My thesis is that the law constructs the foreign domestic worker as an "inside/outsider." The term "inside/outsider" is borrowed from another context, where it was defined as someone subject to the state's power but excluded from participation in the political processes: "Such persons are inside from the perspective of who can be bound but outside from the perspective of who can participate." [See Note 11 below] I wish to modify and extend that definition of an inside/outsider beyond the narrow ambit of the franchise to encompass a variety of situations where a person is simultaneously part and not part of a social structure in which she finds herself. In these settings, being an outsider means not only exclusion from participation, but also denial of the protections normally accorded to insiders. [See Note 12 below]
Note 11: Lea Brilmayer, "Carolene, Conflicts, and the Fate of the `Inside-Outsider'" (1986) 134 U. Pa. L. Rev. 1291 at 1316.
Note 12: It may seem simpler to describe domestic workers using the more familiar terms of exclusion or marginalization current in contemporary feminist and critical race discourse. I employ the more obscure phrase "inside/outsider" as a linguistic reminder of the essentially paradoxical position of foreign domestic workers. Michael Walzer develops a similar theme in his discussion of guest workers in Spheres of Justice (New York: Basic Books, 1983) at 56-63.
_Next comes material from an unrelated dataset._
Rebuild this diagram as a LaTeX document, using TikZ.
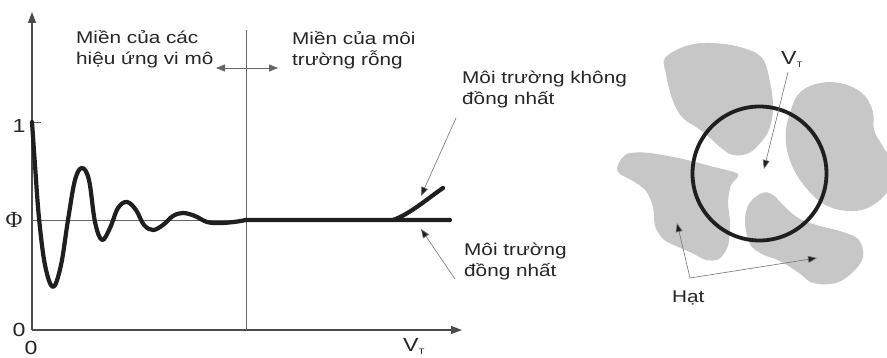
\documentclass[tikz,border=0pt]{standalone}
\usepackage{fontspec}
\setmainfont{Liberation Sans}[FakeStretch=1.22]
\newfontfamily\phifont{Liberation Serif}
\usetikzlibrary{arrows.meta}
\tikzset{
  lbl/.style={font=\fontsize{17}{21.5}\selectfont, inner sep=0pt, align=left, text=black!85},
  num/.style={font=\fontsize{19}{20}\selectfont, inner sep=0pt, text=black!85},
  axis/.style={draw=black!70, line width=1.1pt},
  thin/.style={draw=black!60, line width=0.7pt},
  heavy/.style={draw=black!88, line width=4.2pt, line cap=round, line join=round},
  ptr/.style={draw=black!55, line width=0.6pt, -{Triangle[length=9pt,width=7pt,fill=black!88]}},
  blob/.style={fill=black!22, draw=none},
}
\begin{document}
\begin{tikzpicture}[x=1pt,y=-1pt]
\clip (0,0) rectangle (887,358);
\fill[white] (0,0) rectangle (887,358);
% ---- left chart ----
\coordinate (O) at (32,330);
\coordinate (Ytop) at (32,12);
\coordinate (Xend) at (462,330);
\coordinate (P0) at (32,220);
\coordinate (P1) at (450,220);
\coordinate (V0) at (246,30);
\coordinate (V1) at (246,330);
\coordinate (T1) at (41,122);
\coordinate (T0) at (32,122);
\draw[axis, -{Triangle[length=11pt,width=8pt]}] (O) -- (Ytop);
\draw[axis, -{Triangle[length=11pt,width=8pt]}] (O) -- (Xend);
\draw[thin] (T0) -- (T1);
\draw[thin] (V0) -- (V1);
\draw[thin] (P0) -- (P1);
% double arrow
\coordinate (DA) at (216,68);
\coordinate (DB) at (278,68);
\draw[thin, line width=0.8pt, {Triangle[length=9pt,width=7pt]}-{Triangle[length=9pt,width=7pt]}] (DA) -- (DB);
% curve
\draw[heavy] plot[smooth, tension=0.6] coordinates {
 (32,122) (35,165) (39,218) (45,265) (53,287) (61,265) (68,220) (75,180) (82,168)
 (89,180) (95,222) (102,240) (110,228) (118,208) (127,202) (136,210) (144,225)
 (153,230) (163,225) (173,216) (183,213) (195,216) (207,222) (220,223) (234,222) (246,220)}
 -- (450,220);
\coordinate (B0) at (393,220);
\coordinate (B1) at (443,188);
\draw[heavy] (B0) .. controls (410,214) and (427,199) .. (B1);
% labels
\node[num] (n1) at (19,126) {1};
\node[num, font=\phifont\fontsize{23}{24}\selectfont] (nphi) at (14,219.5) {Φ};
\node[num] (n0a) at (19,330) {0};
\node[num] (n0b) at (31,348) {0};
\node[num, anchor=base west] (vt1) at (403,352) {V\textsubscript{\fontsize{8}{8}\selectfont T}};
\node[lbl, anchor=base west] (m1) at (76,65) {Miền của các\\hiệu ứng vi mô};
\node[lbl, anchor=base west] (m2) at (292,66) {Miền của môi\\trường rỗng};
\node[lbl, anchor=base west] (k1) at (462,105) {Môi trường không\\đồng nhất};
\node[lbl, anchor=base west] (k2) at (464,277) {Môi trường\\đồng nhất};
\coordinate (ka) at (456,118);
\coordinate (kb) at (421,196);
\draw[ptr] (ka) -- (kb);
\coordinate (ha) at (455,279);
\coordinate (hb) at (421,229);
\draw[ptr] (ha) -- (hb);
% ---- right figure ----
\fill[blob] plot[smooth cycle, tension=0.6] coordinates {
 (665,58) (686,46) (710,43) (740,47) (762,58) (770,82) (773,107) (770,127) (762,141)
 (749,153) (733,155) (720,147) (708,136) (696,127) (684,119) (676,108) (670,92) (666,74)};
\fill[blob] plot[smooth cycle, tension=0.6] coordinates {
 (790,113) (797,96) (810,86) (830,82) (850,86) (865,96) (873,112) (874,130) (882,145)
 (890,160) (890,185) (880,200) (862,210) (840,210) (822,203) (808,190) (795,172) (787,150) (786,130)};
\fill[blob] plot[smooth cycle, tension=0.5] coordinates {
 (617,168) (622,158) (630,153) (650,153) (683,159) (710,166) (738,174) (731,185) (728,202)
 (730,223) (728,246) (719,259) (706,260) (692,253) (676,246) (663,239) (655,226) (653,207)
 (646,191) (633,181) (620,174)};
\fill[blob] plot[smooth cycle, tension=0.6] coordinates {
 (745,222) (749,204) (762,193) (773,195) (786,208) (800,219) (820,226) (843,232) (859,240)
 (863,257) (853,272) (836,283) (813,283) (799,273) (780,261) (762,254) (750,244)};
\node[draw=black!88, line width=3.8pt, circle, minimum size=134pt, inner sep=0pt] (circ) at (759.5,173.5) {};
\node[num, anchor=base west] (vt2) at (781,65) {V\textsubscript{\fontsize{8}{8}\selectfont T}};
\coordinate (va) at (788,72);
\coordinate (vb) at (764,169);
\draw[ptr] (va) -- (vb);
\node[lbl, anchor=base west] (hat) at (672,303) {Hạt};
\coordinate (hc) at (690,278);
\coordinate (hl) at (677,223);
\coordinate (hr) at (817,258);
\draw[ptr] (hc) -- (hl);
\draw[ptr] (hc) -- (hr);
\end{tikzpicture}
\end{document}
Deploying this thematic construct as a vehicle, I will contend that the idiosyncratic immigration status of a foreign domestic worker such as Delia puts her inside Canada, yet outside the legal categories currently applied to non-citizens. As a live-in caregiver, Delia is inside the household but outside the family. As an employee, she partakes of the market yet is excluded from many of the protections offered to market actors. Finally, as a migrant woman of colour, Delia, like most foreign domestic workers, confronts what Vicki Ruiz terms the "quadruple whammy" of class, gender, ethnicity and citizenship. [See Note 13 below] These multiple disadvantages place foreign domestic workers both within and without monist theories [See Note 14 below] that implicitly grant primacy to a single source of oppression.